Secret agents are probably the loneliest people on the planet. I can't help wondering if that accounts for the success and the longevity of the Bond series. I wonder if in Bond's aloneness we see our own aloneness: a far more exotic version of it, obviously, one that is full of beautiful women, gorgeous locations and world-saving secrets. But Silva and Bond are fundamentally alone. In their possession of state secrets, in the small hours of the morning, or as they confront death, they have only their hatred of England and their pride in England for company. They are like us. No matter how strong our relationships are we ultimately face the perils of the post-certain world by ourselves. Which is why God offers what God offers in baptism. God offers it because only God can offer it, and what God offers is what we need above all else. The only one who can be with us in our aloneness is the one who is nearer to us than we are to ourselves, the one who promises to be with us to skyfall and beyond. Amen.
  

All Saints Sunday, 4 November 2012


When we were children my sister possessed a good singing voice and enough confidence to use it when the occasion demanded. In church she sang lustily. The problem was that the only hymn she knew was 'We plough the fields and scatter'. Whatever the season and whatever the hymn chosen for it, that is what she would sing. Loudly.

What we sing in church matters, and the day on which we sing it matters too. On one Sunday of the year my sister's choice could not be faulted. On every other Sunday it would have jarred horribly had she not been three years old. Some hymns simply belong on some days. It's impossible to conceive of Palm Sunday without 'Ride on, ride on' or of Pentecost without 'Come down, O love divine'. And, for me at least, it's impossible to conceive of All Saints without 'For all the saints'.
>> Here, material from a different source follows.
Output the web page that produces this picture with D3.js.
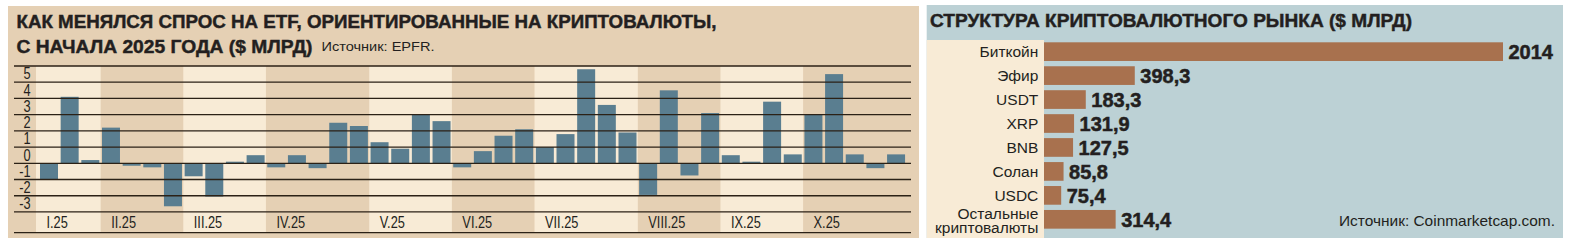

Why is that? It part it's sentiment, of course. That hymn has ushered in every All Saintstide that I can remember and is as much a part of this time of year as fireworks, poppies, and the church heating not working. In part it's that it's dear to any priest who has ever worked as a bishop's chaplain. Our motto is 'We feebly struggle, they in glory shine'. But it's the combination of William Walsham How's words and Vaughan Williams's tune which have assured the hymn its place in the pantheon of classics. It will surely be sung for as long as hymns are sung. 

The words. How was a nineteenth century Shropshire parish priest and a rather reluctant bishop, and in 'For all the saints' he sketches out for the church he served the essence of saintliness. The saints are not principally those who have done great things or thought great thoughts. The saints are, first, those who have confessed the name of Jesus before the world. They are those whose witness to the name of Jesus has been costly. How characterizes saintliness in bellicose terms. Saintliness is a well-fought fight; there is fierce strife and warfare long.  He published the hymn in 1864, when the American Civil War was at its height and the forces of the British Empire were engaged against the Ashanti. Today it is almost always sung a week before Remembrance Sunday, when images of men huddled in their trenches are fresh in our minds. Then and now the image of saintliness as struggle resonates deeply with those who sing the hymn.

Yet, secondly, this struggle, the struggle of saintliness, is not a struggle fought in vain, for the saints are rewarded with rest. After the noble fight comes the golden evening and the sweet calm of Paradise. But if this sounds like a rather individualistic account of the Christian life - sainthood as a tough job well done with an an appropriate recompense attached - then How envisages more.

Thirdly 'But lo! There breaks a yet more glorious day; the saints triumphant rise in bright array...' Beyond the struggles of the saints, beyond their costly witness and beyond the martyrdoms of centuries there comes a day when the King of Glory makes all things new, gathering the faithful from earth's wide bounds and ocean's farthest coast. So How sets before the church the vocation of the saints, the consolation of the saints, and the hope of the saints: the vocation of the church, the consolation of the church, and the hope of the church.

The music. Vaughan Williams entitled his tune 'Sine Nomine', as it was destined for the feast when all the saints are honoured but none are named. I know I'll be corrected if I'm wrong but it's written in four-four time and so could - I think - be played as a march. It was certainly intended as a processional, and the adjective 'rousing' could have been invented to describe it. It's not just soldiers who march, of course. Civil rights campaigners march; ban-the-bomb protestors march; anti-poverty agitators march. People march with a common purpose. They may be diverse in almost every respect, they may be a countless host, but the cause unites them and makes them one. And a march - any sort of march -  is a good metaphor for the life of a saint: never static, but always advancing, in the company of others, in knowledge of God and obedience to his call.

And perhaps it is this that accounts for the status of 'For all the saints'. The words are theologically coherent (which cannot be said of every hymn), and the tune is a good sing (ditto). But, more important than either is that 'For all the saints' enables the church to become a part of the reality that it's singing about. When the struggle of sainthood is at its darkest, writes How, the distant triumph song can already be heard. The times may seem bleak and hope may seem impossible, but the embattled saints are already on the side of the victors. Desmond Tutu says 'We used to say to the apartheid government "you may have all the guns, you may have all this power, but you have already lost. Come, join the winning side!"' The same is true of the saints, and the same is true of us. When we sing Alleluia to Father, Son and Holy Ghost we are not just exercising our lungs, or politely doing what custom expects of us at this time of year. We are adding our voices to those of the blest communion. We are claiming our place among the fellowship divine. We are singing because they are singing, and they are singing because they know they've won. '...All are one in thee, for all are thine'. They are singing us home - in a song that will never end. Amen.